You don’t have to be a fan of Byrne or Talking Heads to enjoy this book, but it indisputably helps. (I am pretty familiar with the band’s output through 1985’s Little Creatures, not so much after that.) Byrne muses on numerous topics throughout the book’s ten meaty chapters; though not intended as a memoir, the material is inevitably colored by the author’s experience. Byrne’s early Talking Heads days gigging at CBGB’s are discussed at some length, as are other aspects of his composing and recording experience.
This is far from being a criticism. For someone familiar with albums like Fear of Music or Speaking in Tongues, Byrne’s description of the composing and recording process for those records is fascinating. Ditto the early insights as to how the author fell into playing music more or less by chance.
Elsewhere, Byrne doesn’t discuss his experiences so much as reflect on changes in recording technology and distribution that he has witnessed over time. He has plenty of opinions about those changes, some of them surprising. He doesn’t notice much loss of sonic fidelity in mp3s as opposed to CDs or vinyl, for example, and what he notices doesn’t particularly trouble him. In some quarters, this amounts to a kind of blasphemy.
Byrne suggests early on that the book need not be read chronologically—that a reader can dip into and out of the chapters, skipping about as his/her interests dictate. This leads to a certain amount of repetition, as when the cultural critic Theodor Adorno is (briefly) re-introduced each time he is mentioned. But this is a minor cavil, indeed. Genrally, Byrne orders his material in a way that allows him to make his points, offer up a few examples—or a lengthier set of musings—and move along. Unlike the free-form, often improvisational lyrics to his songs—raise your hand if you can tell me whether “Burning Down the House” is about anything–How Music Works is a tightly focused, always clear set of essays.
He makes some interesting points while he’s at it. One of the main themes is that music is shaped by the environment that creates it. This might seem obvious—bagpipes are designed to be heard over great distances in the Scottish moutains, African drums on the plains and savannahs of that continent. However, the increasing prevalence of the MIDI interface (a type of computer program that converts sounds to signals and then stores them on a computer) also affects songwriting and arranging. Certain sounds are more easily captured by MIDI, namely keyboards and certain types of percussion. This means that songwriters and music producers who rely on the MIDI technology will gravitate to those sounds and away from others like guitars and wind instruments. This is just one tiny example; Byrne goes on for some length detailing others.
The other side of this, of course, is the prevalence of studio technology that is now usable at home by aspiring musicians. The effect of this has been to level the playing field for amateur or semi-professional musicians, who now can reasonably aspire to record and release music that is as technically proficient as any major studio product. This doesn’t mean that every home recording is worth listening to—but then again, does anyone think that every major-label product worth a spin?

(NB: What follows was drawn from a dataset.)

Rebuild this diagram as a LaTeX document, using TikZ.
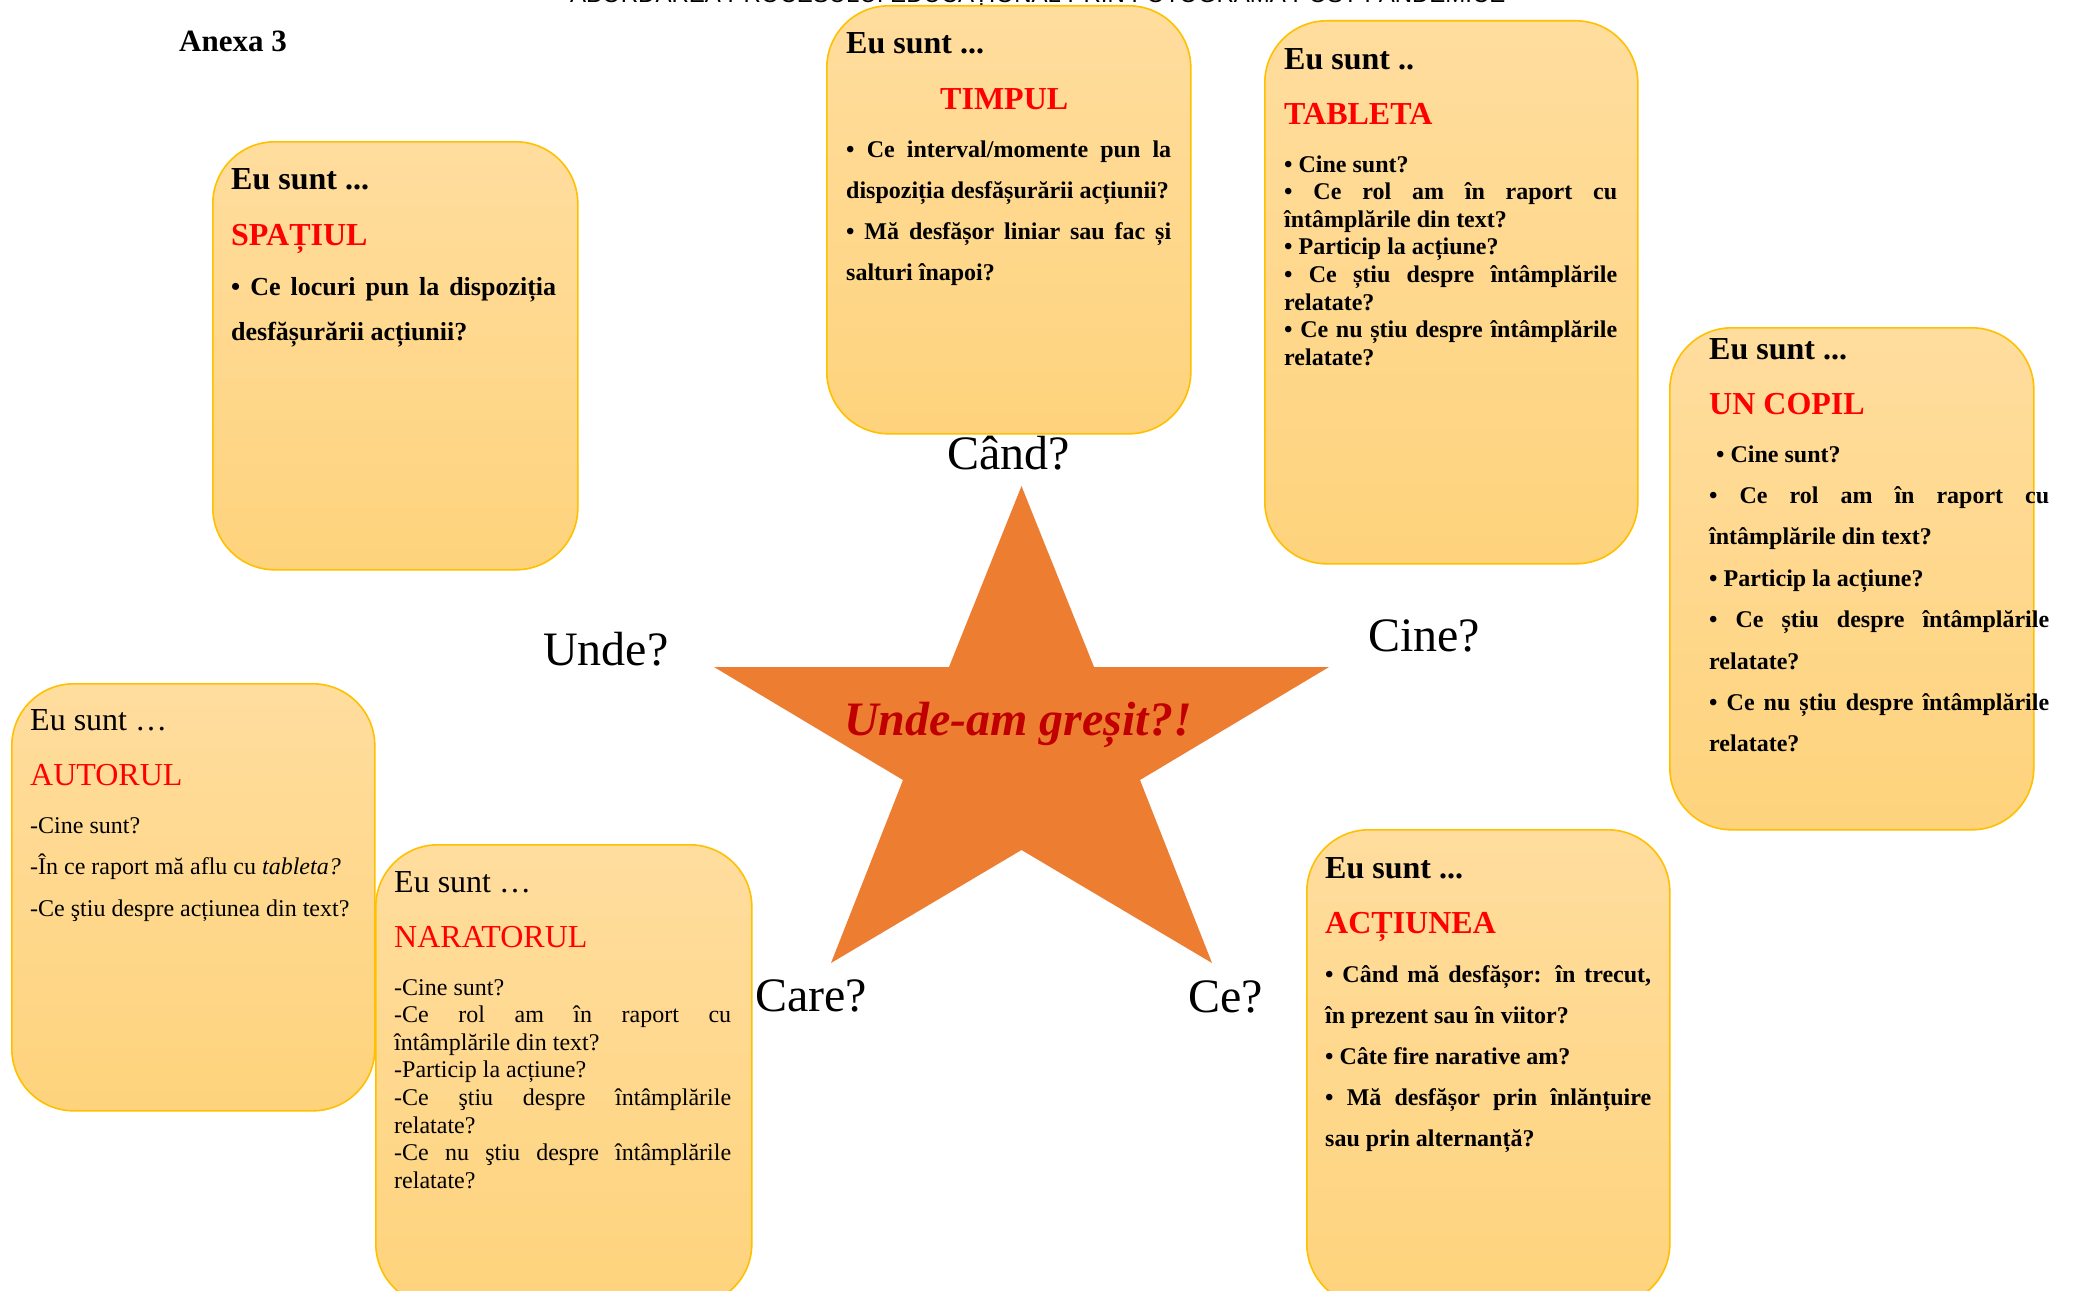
\documentclass[tikz,border=0pt]{standalone}
\usepackage{fontspec}
\setmainfont{Liberation Serif}
\newfontfamily\hdrfont{Liberation Sans}
\definecolor{cardtop}{HTML}{FFDD9E}
\definecolor{cardbot}{HTML}{FED37C}
\definecolor{cardline}{HTML}{FFC000}
\definecolor{starfill}{HTML}{ED7D31}
\definecolor{darkred}{HTML}{C00000}
\definecolor{titlered}{HTML}{FF0000}
\newcommand\jl[1]{\makebox[\linewidth][s]{#1}}
\tikzset{
 card/.style={draw=cardline, line width=1.6pt, top color=cardtop, bottom color=cardbot, rounded corners=62pt, anchor=north west, inner sep=0pt},
 lbl/.style={anchor=base west, inner sep=0pt},
 eusb/.style={lbl, font=\bfseries\fontsize{32}{38}\selectfont},
 eusr/.style={lbl, font=\fontsize{32}{38}\selectfont},
 ttlb/.style={lbl, text=titlered, font=\bfseries\fontsize{32}{38}\selectfont},
 ttlr/.style={lbl, text=titlered, font=\fontsize{32}{38}\selectfont},
 qlbl/.style={lbl, font=\fontsize{48}{56}\selectfont},
}
\begin{document}
\begin{tikzpicture}[x=1pt,y=-1pt]
\useasboundingbox (0,0) rectangle (2076,1290);
\clip (0,0) rectangle (2076,1290);
\fill[white] (0,0) rectangle (2076,1290);

% header (cut off at the top of the page)
\node[lbl, font=\hdrfont\fontsize{24}{28}\selectfont] (hdr) at (570,3) {ABORDAREA PROCESULUI EDUCAȚIONAL PRIN FOTOGRAMA POST-PANDEMICE};
\node[lbl, font=\bfseries\fontsize{31}{36}\selectfont] (anexa) at (179,52) {Anexa 3};

% star
\fill[starfill] (1021.5,486) -- (1094,667) -- (1329,667) -- (1140,780) -- (1212,963) -- (1021.5,850) -- (831,963) -- (903,780) -- (714,667) -- (949,667) -- cycle;
\node[anchor=base, inner sep=0pt, text=darkred, font=\bfseries\itshape\fontsize{48}{56}\selectfont] (centru) at (1018,735) {Unde-am greșit?!};

% question labels
\node[qlbl] (cand) at (947,469) {Când?};
\node[qlbl] (unde) at (543,665) {Unde?};
\node[qlbl] (cine) at (1368,651) {Cine?};
\node[qlbl] (care) at (755,1011) {Care?};
\node[qlbl] (ce) at (1188,1012) {Ce?};

% SPATIUL
\node[card, minimum width=365pt, minimum height=428pt] (spatiul) at (212,141) {};
\node[eusb] (spE) at (231,189) {Eu sunt ...};
\node[ttlb] (spT) at (231,245) {SPAȚIUL};
\node[lbl] (spB) at (231,295) {\parbox[t]{325pt}{\bfseries\fontsize{26}{45}\selectfont
 \jl{• Ce locuri pun la dispoziția}\\
 desfășurării acțiunii?}};

% TIMPUL
\node[card, minimum width=364pt, minimum height=428pt] (timpul) at (826,5) {};
\node[eusb] (tiE) at (846,53) {Eu sunt ...};
\node[ttlb] (tiT) at (940,109) {TIMPUL};
\node[lbl] (tiB) at (846,157) {\parbox[t]{325pt}{\bfseries\fontsize{24}{41.2}\selectfont
 \jl{• Ce interval/momente pun la}\\
 dispoziția desfășurării acțiunii?\\
 \jl{• Mă desfășor liniar sau fac și}\\
 salturi înapoi?}};

% TABLETA
\node[card, minimum width=373pt, minimum height=543pt] (tableta) at (1264,20) {};
\node[eusb] (taE) at (1284,70) {Eu sunt ..};
\node[ttlb] (taT) at (1284,124) {TABLETA};
\node[lbl] (taB) at (1284,172) {\parbox[t]{333pt}{\bfseries\fontsize{24}{27.6}\selectfont
 • Cine sunt?\\
 \jl{• Ce rol am în raport cu}\\
 întâmplările din text?\\
 • Particip la acțiune?\\
 \jl{• Ce știu despre întâmplările}\\
 relatate?\\
 \jl{• Ce nu știu despre întâmplările}\\
 relatate?}};

% UN COPIL
\node[card, minimum width=364pt, minimum height=502pt] (copil) at (1669,327) {};
\node[eusb] (coE) at (1709,359) {Eu sunt ...};
\node[ttlb] (coT) at (1709,414) {UN COPIL};
\node[lbl] (coB) at (1709,462) {\parbox[t]{340pt}{\bfseries\fontsize{24}{41.4}\selectfont
 \hspace*{7pt}• Cine sunt?\\
 \jl{• Ce rol am în raport cu}\\
 întâmplările din text?\\
 • Particip la acțiune?\\
 \jl{• Ce știu despre întâmplările}\\
 relatate?\\
 \jl{• Ce nu știu despre întâmplările}\\
 relatate?}};

% AUTORUL
\node[card, minimum width=363pt, minimum height=427pt] (autorul) at (11,683) {};
\node[eusr] (auE) at (30,730) {Eu sunt …};
\node[ttlr] (auT) at (30,785) {AUTORUL};
\node[lbl] (auB) at (30,833) {\parbox[t]{335pt}{\fontsize{24}{41.5}\selectfont
 -Cine sunt?\\
 -În ce raport mă aflu cu \textit{tableta?}\\
 -Ce ştiu despre acțiunea din text?}};

% NARATORUL
\node[card, minimum width=376pt, minimum height=461pt] (naratorul) at (375,844) {};
\node[eusr] (naE) at (394,892) {Eu sunt …};
\node[ttlr] (naT) at (394,947) {NARATORUL};
\node[lbl] (naB) at (394,995) {\parbox[t]{337pt}{\fontsize{24}{27.6}\selectfont
 -Cine sunt?\\
 \jl{-Ce rol am în raport cu}\\
 întâmplările din text?\\
 -Particip la acțiune?\\
 \jl{-Ce ştiu despre întâmplările}\\
 relatate?\\
 \jl{-Ce nu ştiu despre întâmplările}\\
 relatate?}};

% ACTIUNEA
\node[card, minimum width=363pt, minimum height=476pt] (actiunea) at (1306,829) {};
\node[eusb] (acE) at (1325,878) {Eu sunt ...};
\node[ttlb] (acT) at (1325,933) {ACȚIUNEA};
\node[lbl] (acB) at (1325,982) {\parbox[t]{326pt}{\bfseries\fontsize{24}{41.1}\selectfont
 \jl{• Când mă desfășor: în trecut,}\\
 în prezent sau în viitor?\\
 • Câte fire narative am?\\
 \jl{• Mă desfășor prin înlănțuire}\\
 sau prin alternanță?}};
\end{tikzpicture}
\end{document}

Byrne also has interesting things to say about how art is contextualized for the consumers. “The arts don’t exist in isolation,” he reminds us. “And of all the arts, music, being ephemeral, is the closest to being an experience more than it is a thing—it is yoked to where you heard it, how much you paid for it, and who else was there.” This is an interesting thought, and it is of course true, but it is something that I had never conceptualized so clearly before. It’s one of those ideas that is both entirely self-evident yet presented with a freshness that makes it seem suprisingly new. There are many such ideas in this book.

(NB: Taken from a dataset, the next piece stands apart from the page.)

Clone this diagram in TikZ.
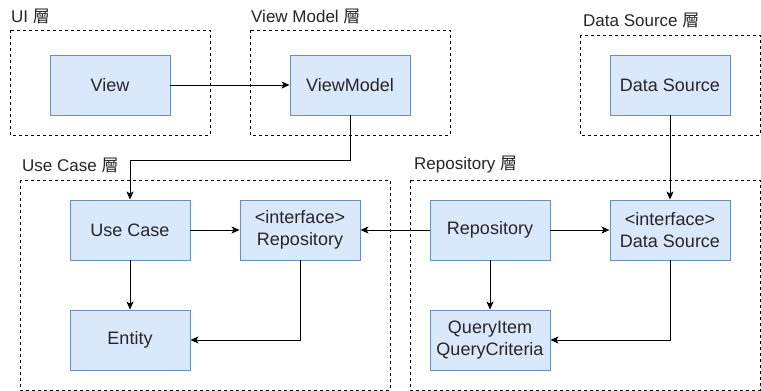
\documentclass[tikz,border=0pt]{standalone}
\usepackage{fontspec}
\setmainfont{Liberation Sans}
\newfontfamily\cjk{Noto Sans CJK TC}
\usetikzlibrary{arrows.meta}
\definecolor{boxfill}{HTML}{DAE8FC}
\definecolor{boxline}{HTML}{6C8EBF}
\tikzset{
  layer/.style={draw, dashed, line width=.8pt},
  part/.style={draw=boxline, fill=boxfill, line width=.9pt, minimum width=120pt,
    minimum height=60pt, inner sep=0pt, align=center,
    font=\fontsize{18}{22}\selectfont, text=black!85},
  title/.style={anchor=west, inner sep=0pt, font=\fontsize{17}{18}\selectfont, text=black!85},
  link/.style={line width=.9pt, -{Stealth[length=8pt,width=7pt,inset=2pt]}},
}
\begin{document}
\begin{tikzpicture}[x=1pt,y=-1pt]
  \useasboundingbox (0,0) rectangle (761,391);
  % layers
  \draw[layer] (10,30) rectangle (210,135);
  \draw[layer] (250,30) rectangle (450,135);
  \draw[layer] (580,35) rectangle (760,135);
  \draw[layer] (20,180) rectangle (390,390);
  \draw[layer] (410,180) rectangle (760,390);
  \node[title] (uiT) at (11,16) {UI {\cjk 層}};
  \node[title] (vmT) at (251,16) {View Model {\cjk 層}};
  \node[title] (dsT) at (583,20) {Data Source {\cjk 層}};
  \node[title] (ucT) at (22,165) {Use Case {\cjk 層}};
  \node[title] (repoT) at (414,165) {Repository {\cjk 層}};
  % parts
  \node[part] (view) at (110,85) {View};
  \node[part] (vm) at (350,85) {ViewModel};
  \node[part] (ds) at (670,85) {Data Source};
  \node[part] (uc) at (130,230) {Use Case};
  \node[part] (irepo) at (300,230) {<interface>\\Repository};
  \node[part] (entity) at (130,340) {Entity};
  \node[part] (repo) at (490,230) {Repository};
  \node[part] (ids) at (670,230) {<interface>\\Data Source};
  \node[part] (query) at (490,340) {QueryItem\\QueryCriteria};
  % links
  \draw[link] (view) -- (vm);
  \draw[link] (vm.south) |- (130,160) -- (uc.north);
  \draw[link] (ds) -- (ids);
  \draw[link] (uc) -- (irepo);
  \draw[link] (repo) -- (irepo);
  \draw[link] (repo) -- (ids);
  \draw[link] (uc) -- (entity);
  \draw[link] (irepo.south) |- (entity.east);
  \draw[link] (repo) -- (query);
  \draw[link] (ids.south) |- (query.east);
\end{tikzpicture}
\end{document}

Elsewhere, Byrne dismisses the notion that a song (or by implication, a novel or movie or TV show or epic poem) is the reflection of the songwriter/performer’s experience. “It’s assumed that I write lyrics… for songs because I have something to express.” Not true, he tells us. The performer’s emotions do not provide the catayst for composition. “On the contrary, it is the music and the lyrics that trigger the emotions within us, rather than the other way around. We don’t make the music—it makes us.”

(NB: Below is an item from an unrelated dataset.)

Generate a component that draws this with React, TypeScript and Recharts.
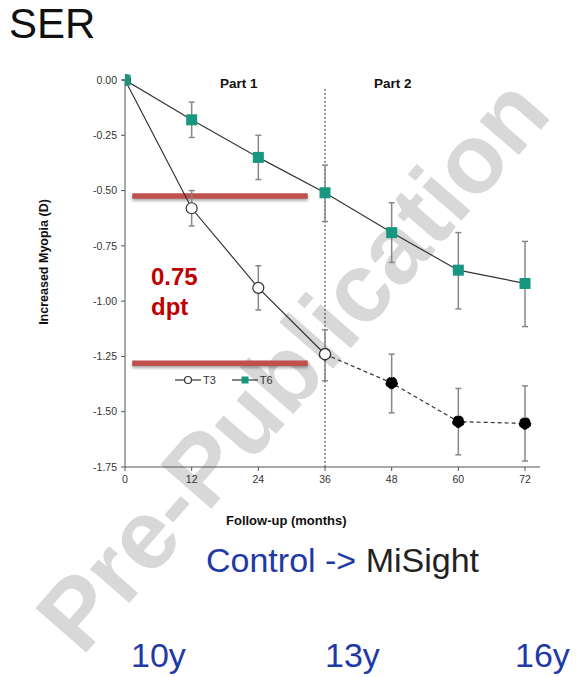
import React from "react";
import {
    LineChart,
    Line,
    XAxis,
    YAxis,
    ErrorBar,
    ReferenceLine,
    Legend,
} from "recharts";

// follow-up months
const months = [0, 12, 24, 36, 48, 60, 72];

// T6 group (teal squares)
const t6Mean = [0, -0.18, -0.35, -0.51, -0.69, -0.86, -0.92];
const t6ErrDown = [0, 0.08, 0.1, 0.13, 0.135, 0.175, 0.195];
const t6ErrUp = [0, 0.08, 0.1, 0.125, 0.135, 0.17, 0.19];

// T3 group: part 1 (control, open circles) then part 2 (MiSight, filled)
const t3Mean = [0, -0.58, -0.94, -1.24, -1.37, -1.545, -1.553];
const t3ErrDown = [0, 0.08, 0.1, 0.12, 0.135, 0.15, 0.17];
const t3ErrUp = [0, 0.08, 0.1, 0.11, 0.13, 0.15, 0.17];

const switchMonth = 36;

const yTicks = [0, -0.25, -0.5, -0.75, -1, -1.25, -1.5, -1.75];
const xTicks = [0, 12, 24, 36, 48, 60, 72];

// red brackets showing the 0.75 D gap
const gapLevels = [-0.524, -1.281];
const gapFrom = 1.3;
const gapTo = 32.9;

const ages = ["10y", "13y", "16y"];

const TEAL = "#17977f";
const FONT = "'Liberation Sans', Arial, Helvetica, sans-serif";

const data = months.map((m, i) => ({
    month: m,
    t6: t6Mean[i],
    t6Err: [t6ErrDown[i], t6ErrUp[i]],
    t3a: m <= switchMonth ? t3Mean[i] : null,
    t3aErr: [t3ErrDown[i], t3ErrUp[i]],
    t3b: m >= switchMonth ? t3Mean[i] : null,
    t3bErr: m > switchMonth ? [t3ErrDown[i], t3ErrUp[i]] : [0, 0],
}));

const SquareDot = (props: any) => {
    const { cx, cy, index } = props;
    if (cx == null || cy == null) return <g key={"sq" + index} />;
    return (
        <rect
            key={"sq" + index}
            x={cx - 5.5}
            y={cy - 5.5}
            width={11}
            height={11}
            fill={TEAL}
        />
    );
};

const LegendContent = (props: any) => {
    const items = (props.payload || []).filter(
        (p: any) => p.dataKey === "t3a" || p.dataKey === "t6",
    );
    return (
        <div style={{ display: "flex", alignItems: "center", fontFamily: FONT, fontSize: 11, color: "#333" }}>
            {items.map((p: any) => (
                <div key={p.dataKey} style={{ display: "flex", alignItems: "center", marginRight: 16 }}>
                    <svg width={26} height={10}>
                        <line x1={0} y1={5} x2={26} y2={5} stroke="#333" strokeWidth={1.2} />
                        {p.dataKey === "t3a" ? (
                            <circle cx={13} cy={5} r={3.5} fill="#fff" stroke="#333" strokeWidth={1.2} />
                        ) : (
                            <rect x={9.5} y={1.5} width={7} height={7} fill={TEAL} />
                        )}
                    </svg>
                    <span style={{ marginLeft: 2 }}>{p.value}</span>
                </div>
            ))}
        </div>
    );
};

const abs = (left: number, top: number, extra: React.CSSProperties = {}): React.CSSProperties => ({
    position: "absolute",
    left,
    top,
    fontFamily: FONT,
    whiteSpace: "nowrap",
    lineHeight: 1,
    ...extra,
});

export default function App() {
    return (
        <div
            style={{
                position: "absolute",
                left: 0,
                top: 0,
                width: 576,
                height: 677,
                background: "#fff",
                overflow: "hidden",
            }}
        >
            {/* watermark */}
            <div
                style={abs(292, 364, {
                    transform: "translate(-50%, -50%) rotate(-49deg)",
                    fontSize: 98,
                    fontWeight: 700,
                    color: "#d8d8d8",
                })}
            >
                Pre-Publication
            </div>

            <div style={abs(9, 3, { fontSize: 42, color: "#111" })}>SER</div>

            <div style={{ position: "absolute", left: 0, top: 0 }}>
                <LineChart
                    width={576}
                    height={540}
                    data={data}
                    margin={{ top: 80, right: 36, bottom: 43, left: 75 }}
                >
                    <XAxis
                        dataKey="month"
                        type="number"
                        domain={[0, 74.7]}
                        ticks={xTicks}
                        tickSize={4}
                        tickMargin={5}
                        height={30}
                        stroke="#555"
                        tick={{ fill: "#333", fontSize: 10.5, fontFamily: FONT }}
                        allowDataOverflow
                    />
                    <YAxis
                        type="number"
                        domain={[-1.75, 0]}
                        ticks={yTicks}
                        tickFormatter={(v: number) => v.toFixed(2)}
                        tickSize={4}
                        tickMargin={4}
                        width={50}
                        stroke="#555"
                        tick={{ fill: "#333", fontSize: 10.5, fontFamily: FONT }}
                    />

                    <ReferenceLine
                        segment={[
                            { x: switchMonth, y: -0.04 },
                            { x: switchMonth, y: -1.75 },
                        ]}
                        stroke="#333"
                        strokeDasharray="2 2"
                        strokeWidth={1}
                    />

                    {gapLevels.map((lv) => (
                        <ReferenceLine
                            key={lv}
                            segment={[
                                { x: gapFrom, y: lv },
                                { x: gapTo, y: lv },
                            ]}
                            stroke="#c0504d"
                            strokeWidth={5.5}
                            style={{ filter: "drop-shadow(0px 2px 1.5px rgba(0,0,0,0.35))" }}
                        />
                    ))}

                    <Legend
                        verticalAlign="middle"
                        layout="horizontal"
                        content={LegendContent}
                        wrapperStyle={{ left: 175, top: 374, width: 140 }}
                    />

                    <Line
                        dataKey="t3b"
                        name="T3 (MiSight)"
                        legendType="none"
                        stroke="#333"
                        strokeWidth={1.2}
                        strokeDasharray="4 3"
                        dot={{ r: 5.8, fill: "#000", stroke: "#000", strokeWidth: 1 }}
                        connectNulls={false}
                        isAnimationActive={false}
                    >
                        <ErrorBar dataKey="t3bErr" direction="y" width={3} stroke="#888" strokeWidth={1.5} />
                    </Line>
                    <Line
                        dataKey="t3a"
                        name="T3"
                        stroke="#333"
                        strokeWidth={1.2}
                        dot={{ r: 5.5, fill: "#fff", stroke: "#333", strokeWidth: 1.2 }}
                        connectNulls={false}
                        isAnimationActive={false}
                    >
                        <ErrorBar dataKey="t3aErr" direction="y" width={3} stroke="#888" strokeWidth={1.5} />
                    </Line>
                    <Line
                        dataKey="t6"
                        name="T6"
                        stroke="#333"
                        strokeWidth={1.2}
                        dot={SquareDot}
                        isAnimationActive={false}
                    >
                        <ErrorBar dataKey="t6Err" direction="y" width={3} stroke="#888" strokeWidth={1.5} />
                    </Line>
                </LineChart>
            </div>

            {/* axis titles */}
            <div
                style={abs(44, 262, {
                    transform: "translate(-50%, -50%) rotate(-90deg)",
                    fontSize: 12.5,
                    fontWeight: 700,
                    color: "#111",
                })}
            >
                Increased Myopia (D)
            </div>
            <div style={abs(226, 514, { fontSize: 13, fontWeight: 700, color: "#111" })}>
                Follow-up (months)
            </div>

            <div style={abs(220, 77, { fontSize: 13.5, fontWeight: 700, color: "#111" })}>Part 1</div>
            <div style={abs(374, 77, { fontSize: 13.5, fontWeight: 700, color: "#111" })}>Part 2</div>

            <div style={abs(151, 262, { fontSize: 24, fontWeight: 700, color: "#c00000", lineHeight: "30px" })}>
                0.75
                <br />
                dpt
            </div>

            <div style={abs(206, 543, { fontSize: 34 })}>
                <span style={{ color: "#1f3aa6" }}>Control -&gt; </span>
                <span style={{ color: "#222" }}>MiSight</span>
            </div>

            {ages.map((a, i) => (
                <div key={a} style={abs([131, 325, 515][i], 638, { fontSize: 34, color: "#1f3aa6" })}>
                    {a}
                </div>
            ))}
        </div>
    );
}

I find such boldness irresistible, especially when it’s backed up by pages of thoughtful analysis, professional experience and common sense. Regardless of whether you agree with him, Byrne’s presentation is lively, direct, and eminently readable. Fans of Byrne and Talking Heads will find much to enjoy here, but even casual or non-fans with an interest in music’s social and cultural context will find much to chew on.